Imputation of Income comes into play with both calculating spousal maintenance and child support.
Imputed income is defined in the Minnesota Statutes as the estimated earning ability of a parent based on the parent’s prior earnings history, education and job skills, and on availability of jobs within the community for an individual with the parent’s qualifications.
Generally, income is imputed only if a party refuses to acknowledge their unemployment or under employment. Note however income is not imputed to a homemaker who is the primary caregiver for the children when the caregiver continues the same part time job the caregiver had during the marriage. Income may be imputed when a party is not a caregiver and chose not to work during the marriage.
A new addition to the Minnesota Statutes defines gross income for child support to include spousal maintenance received in the current proceeding or pursuant to a prior order. Spousal maintenance paid to a prior spouse or in the current proceeding is deducted from the gross income of the obligor.
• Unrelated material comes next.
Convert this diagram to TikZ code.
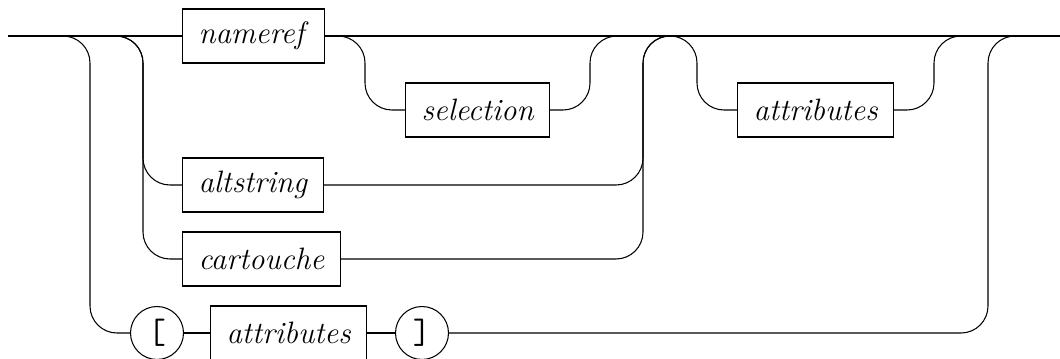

The new child support statute creates “potential income” which replaces the concept of imputed income, which applies to both parents. Potential Income may be based on the following:
1. “Probable” earnings based on employment potential, recent work history, and occupational qualifications in light of job availability and earnings “in the community.”
2. Amount of unemployment compensation or workers compensation
3. 150% of the federal or state minimum wage for full time employment.
Because spousal maintenance will now be included in gross income for calculation of child support, spousal maintenance must be determined first in order to calculate child support. However, because spousal maintenance is based on need, the amount of child support needs to be considered in determining the amount of the obligee’s need.